There are a couple of techniques I use to sort out thorny and complicated issues; follow the money and check the math. I also try to remember that my little corner of the world is just that, it isn’t necessarily a reflection of the world at large. Like most serious woodworkers I don’t want to see any one get hurt, and at the same time I don’t want my personal choices limited by someone else, so I’m concerned about the petition before the Consumer Product Safety Commission to mandate “flesh detection technology” on new table saws.
The general public is being presented with this issue as one of dangerous machinery, numerous injuries and an affordable easily adoptable solution. Yes, there are a lot of accidents every year to users of table saws, and these accidents can have a devastating effect and cost us all money. But is the proposed solution really about improved safety for everyone? If you dig below the surface there is a lot more to this issue, and a lot of things we assume to be true because of our particular point of view turn out to be just the opposite.
Last Friday, we received a letter and a four page statement from the Power Tool Institute, an industry group representing several major machinery manufacturers. At the end of this post, you will find a link to a copy of this document in PDF format. Rather than pull out bits and pieces, we encourage you to read everything that PTI has to say, follow the money and check the math. Until now, PTI has been relatively quiet on this issue. As a group, they have a lot at stake, and no matter which side of the debate you’re on, there is some surprising and interesting information in their statement. This and following posts will look at different aspects of this information and we can try to sort this out together. Please leave a comment or send me an e-mail if you’d like to weigh in.
We like to think that we, and our readers represent the woodworking community as a whole. The last time we checked, most of our readers owned what we consider to be serious table saws; about 60% own contractor type saws, about 30% own cabinet saws and less than 10% own benchtop or portable saws. In the real world, it’s just the opposite. Yearly cabinet saw sales number in the thousands, contractor saw sales in the tens of thousands, and benchtop saws in the hundreds of thousands. Benchtop saws are where the money is in the table saw business, and this segment of the market could well disappear if CPSC steps in.

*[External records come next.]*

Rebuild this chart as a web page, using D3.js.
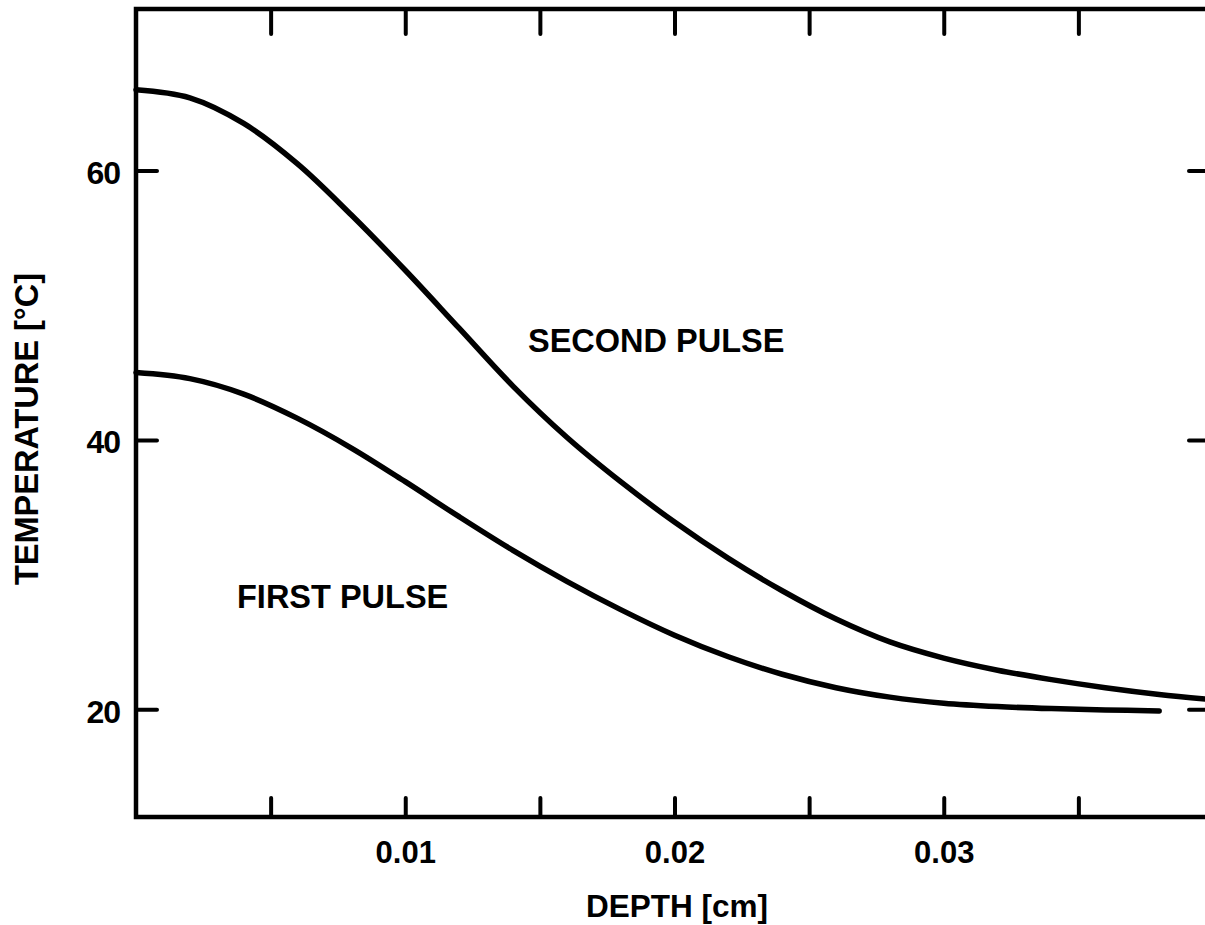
<!DOCTYPE html>
<html>
<head>
<meta charset="utf-8">
<script src="https://cdn.jsdelivr.net/npm/d3@7"></script>
<style>
  html, body { margin: 0; padding: 0; background: #fff; }
  svg { display: block; }
  .chart text { font-family: "Liberation Sans", Arial, Helvetica, sans-serif; font-weight: bold; fill: #000; }
</style>
</head>
<body>
<svg class="chart" width="1205" height="925"></svg>
<script>
// depth [cm] sampled every 0.002
const depths = [0, 0.002, 0.004, 0.006, 0.008, 0.010, 0.012, 0.014, 0.016, 0.018, 0.020,
                0.022, 0.024, 0.026, 0.028, 0.030, 0.032, 0.034, 0.036, 0.038, 0.040];
// temperatures [°C]
const secondPulse = [66.0, 65.4, 63.5, 60.5, 56.7, 52.6, 48.3, 44.0, 40.2, 36.9, 33.9,
                     31.2, 28.8, 26.7, 25.0, 23.8, 22.9, 22.2, 21.6, 21.1, 20.7];
const firstPulse = [45.0, 44.55, 43.4, 41.6, 39.4, 36.9, 34.3, 31.8, 29.5, 27.4, 25.5,
                    23.9, 22.6, 21.6, 20.9, 20.45, 20.2, 20.05, 19.95, 19.88];

const xTicks = [0.005, 0.01, 0.015, 0.02, 0.025, 0.03, 0.035];
const xLabels = [0.01, 0.02, 0.03];
const yTicks = [20, 40, 60];

const svg = d3.select(".chart");

const x = d3.scaleLinear().domain([0, 0.04]).range([136, 1213]);
const y = d3.scaleLinear().domain([12, 72]).range([817, 9]);

const styleAxis = g => {
  g.select(".domain").remove();
  g.attr("font-family", null);
  g.selectAll(".tick line").attr("stroke", "#000").attr("stroke-width", 4).attr("stroke-linecap", "round");
  g.selectAll(".tick text").attr("font-size", 31).attr("fill", "#000");
};

// bottom axis, labelled every 0.01
svg.append("g")
  .attr("transform", `translate(0,${y(12)})`)
  .call(d3.axisBottom(x).tickValues(xTicks).tickSize(-19).tickPadding(24)
        .tickFormat(d => xLabels.some(v => Math.abs(v - d) < 1e-9) ? d3.format(".2f")(d) : ""))
  .call(styleAxis);

svg.append("g")
  .attr("transform", `translate(0,${y(72)})`)
  .call(d3.axisTop(x).tickValues(xTicks).tickSize(-25).tickFormat(""))
  .call(styleAxis);

svg.append("g")
  .attr("transform", `translate(${x(0)},0)`)
  .call(d3.axisLeft(y).tickValues(yTicks).tickSize(-21).tickPadding(16))
  .call(styleAxis)
  .call(g => g.selectAll(".tick text").attr("dy", "0.4em").attr("font-size", 32).attr("letter-spacing", -1));

svg.append("g")
  .attr("transform", `translate(${x(0.04)},0)`)
  .call(d3.axisRight(y).tickValues(yTicks).tickSize(-24).tickFormat(""))
  .call(styleAxis);

// frame
svg.append("rect")
  .attr("x", x(0)).attr("y", y(72))
  .attr("width", x(0.04) - x(0)).attr("height", y(12) - y(72))
  .attr("fill", "none").attr("stroke", "#000").attr("stroke-width", 4.5);

const line = d3.line()
  .x(d => x(d[0]))
  .y(d => y(d[1]))
  .curve(d3.curveCatmullRom.alpha(0.5));

const curves = [secondPulse, firstPulse];
svg.selectAll(".curve")
  .data(curves)
  .enter()
  .append("path")
  .attr("class", "curve")
  .attr("d", vals => line(vals.map((v, i) => [depths[i], v])))
  .attr("fill", "none")
  .attr("stroke", "#000")
  .attr("stroke-width", 5.5)
  .attr("stroke-linecap", "round");

// curve labels
svg.append("text").attr("x", 528).attr("y", 352).attr("font-size", 32.5).text("SECOND PULSE");
svg.append("text").attr("x", 237).attr("y", 608).attr("font-size", 32.5).text("FIRST PULSE");

// axis titles
svg.append("text")
  .attr("x", 677).attr("y", 917)
  .attr("text-anchor", "middle").attr("font-size", 31.5)
  .text("DEPTH [cm]");

svg.append("text")
  .attr("transform", "translate(38,429) rotate(-90)")
  .attr("text-anchor", "middle").attr("font-size", 32.5)
  .text("TEMPERATURE [°C]");
</script>
</body>
</html>
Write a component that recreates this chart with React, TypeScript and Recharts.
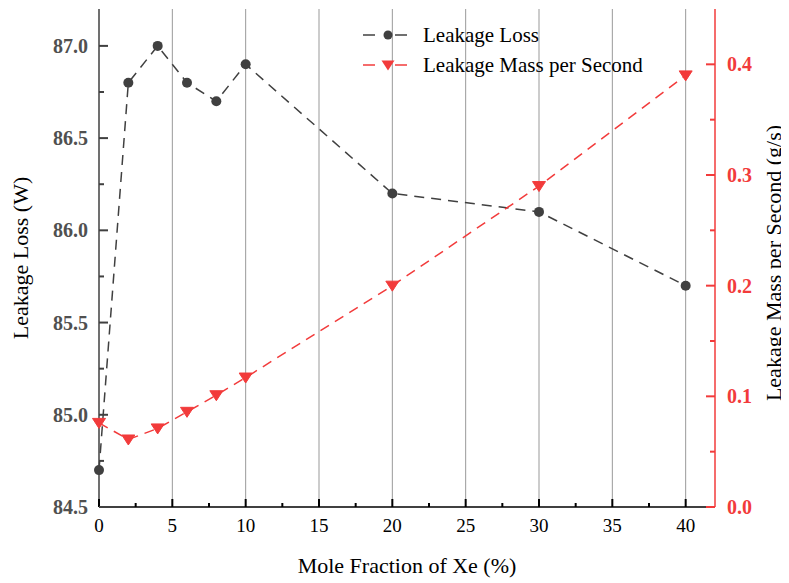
import React from 'react';
import { ComposedChart, Line, XAxis, YAxis, ReferenceLine, Label } from 'recharts';

const moleFraction = [0, 2, 4, 6, 8, 10, 20, 30, 40];
const leakageLoss = [84.7, 86.8, 87.0, 86.8, 86.7, 86.9, 86.2, 86.1, 85.7];
const leakageMass = [0.076, 0.061, 0.071, 0.086, 0.101, 0.117, 0.2, 0.29, 0.39];

const xTicks = [0, 2.5, 5, 7.5, 10, 12.5, 15, 17.5, 20, 22.5, 25, 27.5, 30, 32.5, 35, 37.5, 40];
const xGrid = [5, 10, 15, 20, 25, 30, 35, 40];
const leftTicks = [84.5, 84.75, 85, 85.25, 85.5, 85.75, 86, 86.25, 86.5, 86.75, 87];
const rightTicks = [0, 0.05, 0.1, 0.15, 0.2, 0.25, 0.3, 0.35, 0.4];

const data = moleFraction.map((x, i) => ({ x, loss: leakageLoss[i], mass: leakageMass[i] }));

const FONT = 'Liberation Serif';
const RED = '#f23b3b';
const DARK = '#404040';

const CHART_W = 781;
const CHART_H = 575;
const LEFT_W = 91;
const RIGHT_W = 74;
const BOTTOM_H = 76;
const TOP_M = 1;
const LEFT_AXIS_X = LEFT_W;
const RIGHT_AXIS_X = CHART_W - RIGHT_W;
const BOTTOM_AXIS_Y = CHART_H - BOTTOM_H;

const isMajor = (v: number, step: number) => Math.abs(v / step - Math.round(v / step)) < 1e-6;

function XTick(props: any) {
  const { x, payload } = props;
  const major = isMajor(payload.value, 5);
  const ay = BOTTOM_AXIS_Y;
  return (
    <g>
      <path d={`M${x},${ay} L${x},${ay - (major ? 8 : 4)}`} stroke="#000" strokeWidth={2} fill="none" />
      {major ? (
        <text x={x} y={ay + 25} textAnchor="middle" style={{ fontFamily: FONT }} fontSize={19} fill="#000">
          {String(payload.value)}
        </text>
      ) : null}
    </g>
  );
}

function LeftTick(props: any) {
  const { y, payload } = props;
  const major = isMajor(payload.value, 0.5);
  const ax = LEFT_AXIS_X;
  return (
    <g>
      <path d={`M${ax},${y} L${ax + (major ? 9 : 5)},${y}`} stroke={DARK} strokeWidth={2} fill="none" />
      {major ? (
        <text x={ax - 11} y={y} dy="0.35em" textAnchor="end" style={{ fontFamily: FONT }} fontSize={20} fontWeight="bold" fill="#505050">
          {payload.value.toFixed(1)}
        </text>
      ) : null}
    </g>
  );
}

function RightTick(props: any) {
  const { y, payload } = props;
  const major = isMajor(payload.value, 0.1);
  const ax = RIGHT_AXIS_X;
  return (
    <g>
      <path d={`M${ax},${y} L${ax - (major ? 9 : 5)},${y}`} stroke={RED} strokeWidth={2} fill="none" />
      {major ? (
        <text x={ax + 12} y={y} dy="0.35em" textAnchor="start" style={{ fontFamily: FONT }} fontSize={20} fontWeight="bold" fill={RED}>
          {payload.value.toFixed(1)}
        </text>
      ) : null}
    </g>
  );
}

function Triangle(props: any) {
  const { cx, cy } = props;
  if (cx == null || cy == null) return null;
  return (
    <polygon
      points={`${cx - 6.5},${cy - 4.5} ${cx + 6.5},${cy - 4.5} ${cx},${cy + 5.5}`}
      fill={RED}
      stroke={RED}
    />
  );
}

function LegendOverlay() {
  return (
    <div style={{ position: 'absolute', left: 355, top: 12, fontFamily: FONT, fontSize: 21, color: '#000' }}>
      <div style={{ display: 'flex', alignItems: 'center', height: 30 }}>
        <svg width={60} height={20}>
          <line x1={0} x2={12} y1={10} y2={10} stroke={DARK} strokeWidth={1.5} />
          <line x1={32} x2={44} y1={10} y2={10} stroke={DARK} strokeWidth={1.5} />
          <circle cx={25} cy={10} r={4.5} fill={DARK} />
        </svg>
        <span style={{ lineHeight: '30px', whiteSpace: 'nowrap' }}>Leakage Loss</span>
      </div>
      <div style={{ display: 'flex', alignItems: 'center', height: 30 }}>
        <svg width={60} height={20}>
          <line x1={0} x2={12} y1={10} y2={10} stroke={RED} strokeWidth={1.5} />
          <line x1={32} x2={44} y1={10} y2={10} stroke={RED} strokeWidth={1.5} />
          <polygon points="18.5,5.5 31.5,5.5 25,15.5" fill={RED} />
        </svg>
        <span style={{ lineHeight: '30px', whiteSpace: 'nowrap' }}>Leakage Mass per Second</span>
      </div>
    </div>
  );
}

export default function App() {
  return (
    <div style={{ position: 'relative', width: CHART_W, height: CHART_H, fontFamily: FONT }}>
      <ComposedChart width={CHART_W} height={CHART_H} data={data} margin={{ top: TOP_M, right: 0, bottom: 0, left: 0 }}>
        <XAxis
          xAxisId="top"
          orientation="top"
          dataKey="x"
          type="number"
          domain={[0, 42]}
          height={0}
          tick={false}
          tickLine={false}
          axisLine={{ stroke: '#555', strokeWidth: 1.5 }}
        />
        <XAxis
          dataKey="x"
          type="number"
          domain={[0, 42]}
          ticks={xTicks}
          interval={0}
          height={BOTTOM_H}
          tickSize={0}
          tickLine={false}
          tick={XTick}
          axisLine={{ stroke: '#000', strokeWidth: 1.5 }}
        >
          <Label
            content={() => (
              <text x={399} y={565} textAnchor="middle" style={{ fontFamily: FONT }} fontSize={22} fill="#000">
                Mole Fraction of Xe (%)
              </text>
            )}
          />
        </XAxis>
        <YAxis
          yAxisId="left"
          orientation="left"
          type="number"
          domain={[84.5, 87.2]}
          ticks={leftTicks}
          interval={0}
          width={LEFT_W}
          tickSize={0}
          tickLine={false}
          tick={LeftTick}
          axisLine={{ stroke: DARK, strokeWidth: 1.5 }}
          allowDataOverflow
        >
          <Label
            content={() => (
              <text
                x={12}
                y={250}
                transform="rotate(-90 12 250)"
                textAnchor="middle"
                dominantBaseline="central"
                style={{ fontFamily: FONT }}
                fontSize={22}
                fill="#000"
              >
                Leakage Loss (W)
              </text>
            )}
          />
        </YAxis>
        <YAxis
          yAxisId="right"
          orientation="right"
          type="number"
          domain={[0, 0.45]}
          ticks={rightTicks}
          interval={0}
          width={RIGHT_W}
          tickSize={0}
          tickLine={false}
          tick={RightTick}
          axisLine={{ stroke: RED, strokeWidth: 1.5 }}
          allowDataOverflow
        >
          <Label
            content={() => (
              <text
                x={765}
                y={255}
                transform="rotate(-90 765 255)"
                textAnchor="middle"
                dominantBaseline="central"
                style={{ fontFamily: FONT }}
                fontSize={22}
                fill="#000"
              >
                Leakage Mass per Second (g/s)
              </text>
            )}
          />
        </YAxis>
        {xGrid.map((g) => (
          <ReferenceLine key={g} x={g} yAxisId="left" stroke="#999" strokeWidth={1} />
        ))}
        <Line
          yAxisId="left"
          dataKey="loss"
          type="linear"
          stroke={DARK}
          strokeWidth={1.5}
          strokeDasharray="10 7"
          dot={{ r: 5, fill: DARK, stroke: DARK, strokeWidth: 0 }}
          isAnimationActive={false}
        />
        <Line
          yAxisId="right"
          dataKey="mass"
          type="linear"
          stroke={RED}
          strokeWidth={1.5}
          strokeDasharray="10 7"
          dot={Triangle}
          isAnimationActive={false}
        />
      </ComposedChart>
      <LegendOverlay />
    </div>
  );
}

So if most of the saws in use are the value-engineered benchtop saws it makes sense that they account for most of the injuries. That was my assumption; I tend to agree with those that think these low-end saws are inherently dangerous. But most of the reported injuries happen on contractor and cabinet saws. As a group, we need to take responsibility for our own safety, and stop putting our hands into the path of our table saw blades. The cheap saws on the market aren’t ruining things for those of us who are more serious about the hobby and better equipped. The numbers suggest it to be the other way around.
The question of the day is this. Is it possible to equip benchtop saws with a SawStop-like device for anywhere near the $100 price we hear quoted so often? There is a lot of energy involved in stopping a table saw blade, and the saw itself must be able to absorb that. I doubt that a typical benchtop saw, as configured today would survive. It would be like setting off an automobile air-bag in a toy car, there wouldn’t be much left.
I was at the AWFS fair when the first SawStop prototype was unveiled. At the time, the cost was estimated to be $100 more than the typical cabinet saw. When production models first appeared, the difference in price was much higher, and today the SawStop industrial cabinet saw costs about $1000 more than a comparably equipped Powermatic 2000 table saw. Price a SawStop contractor’s saw against a similarly equipped Jet contractor’s saw, and the difference in price is about $800 with the SawStop costing about twice as much as the Jet. As the debate over regulation continues, this $100 cost per saw figure is still being used.
That figure makes it sound sensible to require a brake on every saw. I’d like to see a prototype of a small saw at somewhere near that price, but I think I’d stand as far away as I could for the hot dog test of such a saw. If CPSC requires brakes on all table saws, and a brake-equipped benchtop saw is possible to engineer, the cost will likely be around $1000. Will casual users of tables saws decide to spend five times more for an entry level saw, or will they start bolting circular saws upside down to any handy surface with a cobbled together fence? Which of those scenarios would be safer?
Heartless as it may seem, adoption of government regulations comes down to a cost/benefit analysis. In a comment on an earlier post a reader pointed out that recent media coverage of this issue makes it sound quick and easy; slap a $100 gizmo on every saw and no one will ever get hurt again. Let’s take a realistic look at the numbers, and ask the media and CPSC to do the same.